Elk Grove Unified, one of the state’s largest districts, with 64,000 students, has also made mental health a priority. The Sacramento County district has 103 counselors, 66 psychologists, 13 social workers, 25 mental health therapists and 26 behavior specialists.
“We believe that healthy learning is tied to a healthy body and healthy mind,” said district spokesperson Xanthi Soriano.
“Given past social unrest paired with the current public health crisis, our students need a strong and dedicated team of professionals who can provide academic and mental health support in order to help students thrive academically and socially.”
California does not require districts to hire counselors, and there’s wide variation in how districts deliver mental health and guidance services. Ceres Unified, near Modesto, has only one licensed counselor but more than 70 staff members who work directly with students on college and career advising, mental health and other duties that usually fall within a counselor’s job descriptions.
Some of those people, such as psychologists, hold pupil services credentials and advanced degrees, while others, including “student support specialists,” hold a bachelor’s degree and no credential or license. Some staff combine their advising duties with administrative roles or focus on only one task, such as social skills.
Hiring noncredentialed staff can save money. A recent employment listing for a student support specialist in Ceres advertised the salary as between $20 and $25 per hour, or $41,000 to $52,000 annually. Credentialed counselors earn twice that, typically.
But combining job duties and hiring noncredentialed staff gives the district the flexibility to hire more staff, and deploy them where and when they’re most needed, said Edith Narayan, the district’s coordinator of student services. That flexibility was especially handy when students returned to school after remote learning, many with lingering anxiety due to the pandemic, she said.
“Not only can we offer students more support, but we can be proactive about it and offer wraparound services,” Narayan said. “I really believe our approach has helped more students.”

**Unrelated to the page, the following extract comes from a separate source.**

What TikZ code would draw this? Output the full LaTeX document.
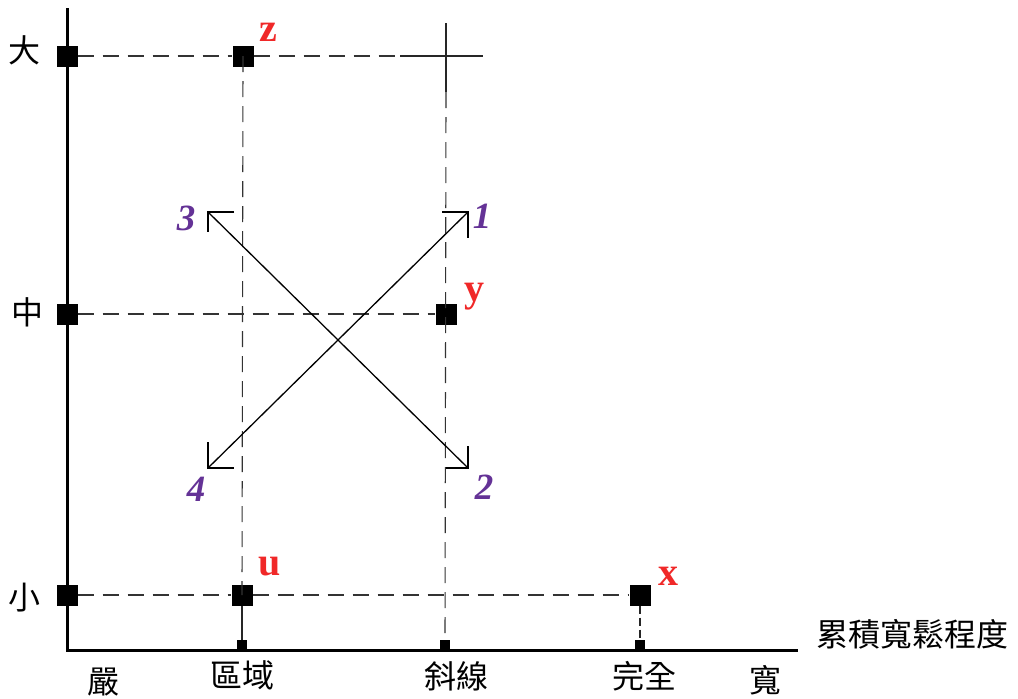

Like El Rancho, Ceres also won a Golden Bell award from the California School Boards Association, in 2016, for its student support services.
Santa Ana Unified is another district in California that recently reached the recommended 250-to-1 counseling ratio. Before the pandemic, the 46,000-student district in Orange County had only 65 counselors. But last year it went on a hiring binge, bringing in 140 new counselors who were sent to every elementary, middle and high school. That’s in addition to 24 social workers, 25 social work interns, 57 psychologists, 24 nurses, 31 licensed vocational nurses, 56 health technicians and 54 family engagement specialists.
“Since the arrival of the pandemic, our support personnel have become connectors and comforters-in-chief, not just to students but to parents and school staff,” said Sonia Llamas, the district’s assistant superintendent of K-12 school performance and culture. “When SAUSD pivoted to distance learning in March 2020, they were in the front lines. … They continue providing the critical care needed to support our students and families.”